● TASK BRIEF
Omit every picture, and retype the lines that run from the beginning of the data below through the line containing "Chart.register(...registerables);", inclusive.

● DATA LINES
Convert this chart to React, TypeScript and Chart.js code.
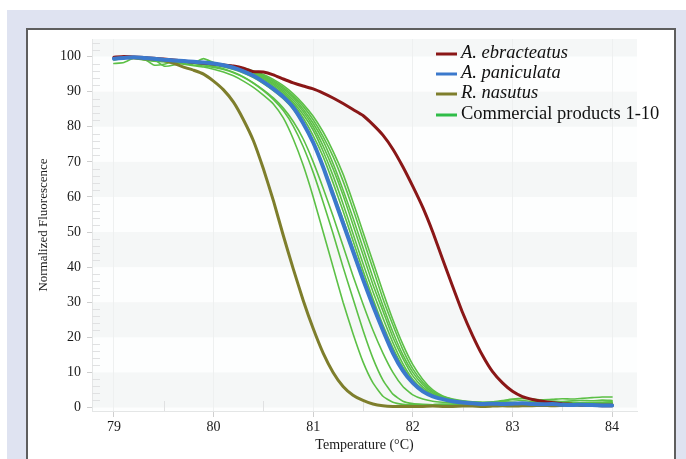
import React, { useEffect, useRef } from "react";
import { Chart, registerables } from "chart.js";
Chart.register(...registerables);

const temps = [
  79.0, 79.1, 79.2, 79.3, 79.4, 79.5, 79.6, 79.7, 79.8, 79.9,
  80.0, 80.1, 80.2, 80.3, 80.4, 80.5, 80.6, 80.7, 80.8, 80.9,
  81.0, 81.1, 81.2, 81.3, 81.4, 81.5, 81.6, 81.7, 81.8, 81.9,
  82.0, 82.1, 82.2, 82.3, 82.4, 82.5, 82.6, 82.7, 82.8, 82.9,
  83.0, 83.1, 83.2, 83.3, 83.4, 83.5, 83.6, 83.7, 83.8, 83.9,
  84.0,
];

const ebracteatus = [
  99.8, 100, 99.9, 99.7, 99.5, 99.3, 99.0, 98.7, 98.4, 98.1,
  97.9, 97.6, 97.3, 96.7, 95.7, 95.6, 94.8, 93.6, 92.5, 91.6,
  90.8, 89.6, 88.2, 86.6, 84.9, 83.2, 80.6, 77.6, 73.6, 68.6,
  63.0, 57.0, 50.0, 42.2, 34.5, 27.0, 20.5, 14.8, 10.2, 7.0,
  4.6, 3.1, 2.3, 1.8, 1.4, 1.1, 0.9, 0.8, 0.6, 0.5,
  0.5,
];

const paniculata = [
  99.4, 99.6, 99.8, 99.6, 99.4, 99.1, 98.9, 98.7, 98.5, 98.3,
  98.0, 97.5, 96.8, 95.8, 94.5, 92.8, 90.8, 88.5, 85.5, 81.0,
  75.5, 68.5, 60.5, 52.5, 44.5, 36.5, 29.0, 22.0, 15.5, 10.5,
  7.0, 4.6, 3.2, 2.4, 1.8, 1.4, 1.2, 1.0, 1.1, 1.0,
  1.1, 1.2, 1.0, 0.9, 1.0, 0.8, 0.7, 0.8, 0.7, 0.6,
  0.6,
];

const nasutus = [
  99.5, 99.7, 99.6, 99.4, 99.2, 98.9, 98.1, 97.0, 96.1, 95.0,
  93.0, 90.5, 87.0, 82.0, 76.0, 68.0, 59.0, 49.0, 39.5, 30.5,
  22.5, 15.5, 10.0, 6.0, 3.5, 2.0, 1.0, 0.5, 0.3, 0.3,
  0.3, 0.3, 0.4, 0.3, 0.3, 0.4, 0.4, 0.3, 0.4, 0.5,
  0.4, 0.5, 0.5, 0.6, 0.5, 0.6, 0.7, 0.6, 0.7, 0.8,
  0.8,
];

const product1 = [
  99.0, 99.5, 99.6, 99.2, 98.8, 98.6, 98.2, 97.8, 97.4, 97.0,
  96.4, 95.6, 94.5, 93.0, 91.2, 89.0, 86.5, 82.5, 76.5, 69.0,
  60.0, 50.0, 40.0, 30.0, 21.0, 13.0, 7.0, 3.2, 1.5, 0.9,
  0.8, 0.7, 0.8, 0.9, 0.8, 0.9, 1.0, 0.9, 1.1, 1.0,
  1.2, 1.1, 1.0, 1.2, 1.1, 1.0, 1.2, 1.1, 1.3, 1.2,
  1.3,
];
const product2 = [
  99.3, 99.8, 99.5, 99.0, 98.7, 98.5, 98.3, 98.0, 97.6, 97.3,
  96.9, 96.3, 95.4, 94.1, 92.4, 90.3, 87.8, 84.6, 80.2, 74.3,
  67.0, 58.5, 49.5, 40.0, 31.0, 22.0, 14.0, 7.8, 3.8, 1.8,
  1.1, 0.9, 0.8, 0.9, 1.0, 0.9, 1.0, 1.1, 1.0, 1.2,
  1.1, 1.0, 0.9, 1.0, 0.9, 1.1, 1.0, 0.9, 1.0, 0.9,
  1.0,
];
const product3 = [
  98.0, 98.3, 99.6, 99.8, 99.5, 99.2, 98.9, 98.5, 98.1, 97.7,
  97.2, 96.5, 95.5, 94.2, 92.5, 90.5, 88.2, 85.3, 81.5, 76.5,
  70.0, 62.5, 54.5, 46.0, 37.5, 29.5, 22.0, 15.5, 10.0, 6.0,
  3.6, 2.4, 1.8, 1.5, 1.3, 1.2, 1.1, 1.2, 1.4, 1.8,
  2.2, 2.0, 1.7, 1.5, 1.6, 1.4, 1.5, 1.3, 1.4, 1.5,
  1.6,
];
const product4 = [
  99.6, 99.9, 99.7, 99.4, 97.6, 97.8, 98.6, 98.5, 98.3, 98.1,
  97.8, 97.4, 96.8, 96.0, 94.9, 93.5, 91.6, 89.3, 86.5, 82.5,
  77.5, 71.5, 64.0, 56.0, 47.5, 39.0, 31.0, 23.5, 17.0, 11.5,
  7.5, 5.0, 3.4, 2.5, 1.9, 1.6, 1.4, 1.3, 1.2, 1.3,
  1.2, 1.1, 1.2, 1.0, 1.1, 1.0, 0.9, 1.0, 0.9, 1.0,
  0.9,
];
const product5 = [
  99.5, 99.6, 99.8, 99.5, 99.2, 97.3, 97.6, 98.5, 98.4, 98.2,
  97.9, 97.5, 97.0, 96.2, 95.2, 93.8, 92.0, 89.8, 87.0, 83.5,
  79.0, 73.0, 66.0, 58.0, 49.5, 41.0, 33.0, 25.5, 18.5, 12.5,
  8.0, 5.2, 3.5, 2.5, 1.9, 1.5, 1.3, 1.2, 1.4, 1.6,
  1.5, 1.3, 1.4, 1.6, 1.8, 1.7, 1.9, 2.0, 1.9, 2.1,
  2.0,
];
const product6 = [
  99.7, 99.9, 99.7, 99.5, 99.3, 99.0, 98.7, 98.4, 98.2, 99.4,
  98.3, 97.6, 97.1, 96.4, 95.4, 94.1, 92.4, 90.3, 87.6, 84.3,
  80.0, 74.5, 68.0, 60.5, 52.0, 43.5, 35.0, 27.5, 20.0, 14.0,
  9.0, 5.8, 3.8, 2.7, 2.0, 1.6, 1.4, 1.3, 1.2, 1.1,
  1.2, 1.0, 1.1, 0.9, 1.0, 0.9, 1.0, 0.8, 0.9, 0.8,
  0.9,
];
const product7 = [
  99.2, 99.5, 99.7, 99.6, 99.3, 99.0, 98.8, 98.6, 98.4, 98.2,
  97.9, 97.6, 97.2, 96.5, 95.6, 94.4, 92.8, 90.8, 88.3, 85.0,
  81.0, 76.0, 69.5, 62.0, 54.0, 45.5, 37.0, 29.0, 21.5, 15.0,
  10.0, 6.5, 4.2, 2.9, 2.1, 1.7, 1.5, 1.4, 1.6, 2.0,
  2.4, 2.6, 2.4, 2.2, 2.3, 2.5, 2.4, 2.6, 2.8, 3.0,
  3.0,
];
const product8 = [
  99.4, 99.7, 99.6, 99.4, 99.2, 98.9, 98.7, 98.5, 98.3, 98.1,
  97.8, 97.5, 97.1, 96.5, 95.7, 94.6, 93.1, 91.2, 88.8, 85.8,
  82.0, 77.2, 71.5, 64.5, 56.5, 48.0, 39.5, 31.0, 23.5, 16.5,
  11.0, 7.2, 4.6, 3.1, 2.3, 1.8, 1.5, 1.3, 1.2, 1.1,
  1.0, 1.1, 1.0, 0.9, 1.0, 1.1, 1.0, 1.2, 1.1, 1.0,
  1.1,
];
const product9 = [
  99.5, 99.7, 99.8, 99.5, 99.2, 98.9, 98.6, 98.3, 98.0, 97.8,
  97.5, 97.0, 96.3, 95.3, 94.0, 92.3, 90.3, 88.0, 85.0, 80.8,
  75.5, 69.0, 61.5, 53.5, 45.5, 37.5, 30.0, 23.0, 16.5, 11.2,
  7.4, 4.8, 3.3, 2.4, 1.8, 1.5, 1.3, 1.2, 1.1, 1.2,
  1.3, 1.2, 1.1, 1.2, 1.3, 1.2, 1.1, 1.3, 1.2, 1.3,
  1.4,
];
const product10 = [
  99.6, 99.8, 99.7, 99.5, 99.3, 99.1, 98.8, 98.6, 98.4, 98.2,
  98.0, 97.7, 97.3, 96.7, 95.9, 94.9, 93.5, 91.7, 89.4, 86.5,
  83.0, 78.5, 73.0, 66.5, 58.5, 50.0, 41.5, 33.0, 25.0, 18.0,
  12.2, 8.0, 5.0, 3.3, 2.4, 1.9, 1.6, 1.5, 1.4, 1.3,
  1.4, 1.3, 1.2, 1.3, 1.2, 1.3, 1.2, 1.4, 1.3, 1.4,
  1.5,
];
const commercialProducts = [
  product1, product2, product3, product4, product5,
  product6, product7, product8, product9, product10,
];

const xTicks = [79, 80, 81, 82, 83, 84];
const yTicks = [0, 10, 20, 30, 40, 50, 60, 70, 80, 90, 100];
const grayBands = [[0, 10], [20, 30], [40, 50], [60, 70], [80, 90], [100, 105]];

const legendLabels = ["A. ebracteatus", "A. paniculata", "R. nasutus", "Commercial products 1-10"];
const legendItalic = [true, true, true, false];

const COLORS = {
  ebracteatus: "#8a1717",
  paniculata: "#3b79cc",
  nasutus: "#7e7e2c",
  commercial: "#5cc046",
  commercialLegend: "#2fbd48",
};
const legendColors = [COLORS.ebracteatus, COLORS.paniculata, COLORS.nasutus, COLORS.commercialLegend];

const SERIF = "'Liberation Serif', 'Times New Roman', serif";

const toPoints = (vals: number[]) => vals.map((v, i) => ({ x: temps[i], y: v }));

export default function App() {
  const canvasRef = useRef<HTMLCanvasElement | null>(null);

  useEffect(() => {
    const canvas = canvasRef.current;
    if (!canvas) return;

    const bandsPlugin = {
      id: "bands",
      beforeDraw(chart: any) {
        const { ctx, chartArea, scales } = chart;
        const y = scales.y;
        ctx.save();
        ctx.beginPath();
        ctx.rect(chartArea.left, chartArea.top, chartArea.right - chartArea.left, chartArea.bottom - chartArea.top);
        ctx.clip();
        ctx.fillStyle = "#fdfefe";
        ctx.fillRect(chartArea.left, chartArea.top, chartArea.right - chartArea.left, chartArea.bottom - chartArea.top);
        ctx.fillStyle = "#f5f7f7";
        for (const [a, b] of grayBands) {
          const y1 = y.getPixelForValue(b);
          const y0 = y.getPixelForValue(a);
          ctx.fillRect(chartArea.left, y1, chartArea.right - chartArea.left, y0 - y1);
        }
        ctx.restore();
      },
    };

    const minorTicksPlugin = {
      id: "minorTicks",
      beforeDatasetsDraw(chart: any) {
        const { ctx, chartArea, scales } = chart;
        ctx.save();
        ctx.strokeStyle = "#e0e1e2";
        ctx.lineWidth = 1;
        ctx.beginPath();
        for (let v = 0; v <= 104; v += 2) {
          if (v % 10 === 0) continue;
          const py = Math.round(scales.y.getPixelForValue(v)) + 0.5;
          ctx.moveTo(chartArea.left, py);
          ctx.lineTo(chartArea.left + 8, py);
        }
        for (const t of xTicks) {
          const px = Math.round(scales.x.getPixelForValue(t + 0.5)) + 0.5;
          if (px > chartArea.right) continue;
          ctx.moveTo(px, chartArea.bottom);
          ctx.lineTo(px, chartArea.bottom - 10);
        }
        ctx.stroke();
        ctx.restore();
      },
    };

    const legendPlugin = {
      id: "customLegend",
      afterDraw(chart: any) {
        const { ctx } = chart;
        ctx.save();
        const lineX0 = 436;
        const lineX1 = 457;
        const textX = 461;
        const rowY = [53, 73, 93, 114];
        legendLabels.forEach((label, i) => {
          ctx.strokeStyle = legendColors[i];
          ctx.lineWidth = 3;
          ctx.beginPath();
          ctx.moveTo(lineX0, rowY[i] + 1);
          ctx.lineTo(lineX1, rowY[i] + 1);
          ctx.stroke();
          ctx.fillStyle = "#111";
          ctx.font = `${legendItalic[i] ? "italic " : ""}18.5px ${SERIF}`;
          ctx.textBaseline = "middle";
          ctx.textAlign = "left";
          ctx.fillText(label, textX, rowY[i]);
        });
        ctx.restore();
      },
    };

    const datasets: any[] = [
      {
        label: "A. paniculata",
        data: toPoints(paniculata),
        borderColor: COLORS.paniculata,
        borderWidth: 4,
      },
      {
        label: "A. ebracteatus",
        data: toPoints(ebracteatus),
        borderColor: COLORS.ebracteatus,
        borderWidth: 3,
      },
      {
        label: "R. nasutus",
        data: toPoints(nasutus),
        borderColor: COLORS.nasutus,
        borderWidth: 3,
      },
      ...commercialProducts.map((vals, i) => ({
        label: `Commercial product ${i + 1}`,
        data: toPoints(vals),
        borderColor: COLORS.commercial,
        borderWidth: 1.6,
      })),
    ];

    const chart = new Chart(canvas, {
      type: "line",
      data: { datasets },
      options: {
        animation: false,
        responsive: false,
        devicePixelRatio: 1,
        layout: { padding: { left: 0, top: 39, right: 49, bottom: 0 } },
        elements: {
          point: { radius: 0, hoverRadius: 0 },
          line: { tension: 0.15, borderCapStyle: "round", borderJoinStyle: "round" },
        },
        plugins: {
          legend: { display: false },
          tooltip: { enabled: false },
        },
        scales: {
          x: {
            type: "linear",
            min: 78.78,
            max: 84.25,
            afterFit(scale: any) {
              scale.height = 48;
            },
            afterBuildTicks(scale: any) {
              scale.ticks = xTicks.map((v) => ({ value: v }));
            },
            ticks: {
              color: "#1a1a1a",
              font: { family: SERIF, size: 14 },
              padding: 2,
              maxRotation: 0,
              callback: (v: any) => String(v),
            },
            grid: {
              color: "#eef0f0",
              tickColor: "#cfcfcf",
              tickLength: 6,
              drawOnChartArea: true,
            },
            border: { display: true, color: "#e4e6e6" },
            title: {
              display: true,
              text: "Temperature (°C)",
              color: "#1a1a1a",
              font: { family: SERIF, size: 14 },
              padding: { top: 0, bottom: 5 },
            },
          },
          y: {
            type: "linear",
            min: -1,
            max: 105,
            afterFit(scale: any) {
              scale.width = 92;
            },
            afterBuildTicks(scale: any) {
              scale.ticks = yTicks.map((v) => ({ value: v }));
            },
            ticks: {
              color: "#1a1a1a",
              font: { family: SERIF, size: 14 },
              padding: 6,
              callback: (v: any) => String(v),
            },
            grid: {
              drawOnChartArea: false,
              tickColor: "#cfcfcf",
              tickLength: 5,
            },
            border: { display: true, color: "#e4e6e6" },
            title: {
              display: true,
              text: "Normalized Fluorescence",
              color: "#1a1a1a",
              font: { family: SERIF, size: 13 },
              padding: { top: 36, bottom: 0 },
            },
          },
        },
      },
      plugins: [bandsPlugin, minorTicksPlugin, legendPlugin],
    });

    return () => chart.destroy();
  }, []);

  return (
    <div style={{ position: "fixed", left: 0, top: 0, width: 686, height: 459, background: "#ffffff", overflow: "hidden" }}>
      <div style={{ position: "absolute", left: 7, top: 10, width: 679, height: 449, background: "#dfe3f1" }} />
      <div
        style={{
          position: "absolute",
          left: 26,
          top: 28,
          width: 646,
          height: 440,
          background: "#ffffff",
          borderLeft: "2px solid #5e5e5e",
          borderTop: "2px solid #5e5e5e",
          borderRight: "2px solid #5e5e5e",
        }}
      />
      <canvas ref={canvasRef} width={686} height={459} style={{ position: "absolute", left: 0, top: 0, width: 686, height: 459 }} />
    </div>
  );
}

● SOLUTION FOR THIS PROBLEM
Convert this chart to React, TypeScript and Chart.js code.
import React, { useEffect, useRef } from "react";
import { Chart, registerables } from "chart.js";
Chart.register(...registerables);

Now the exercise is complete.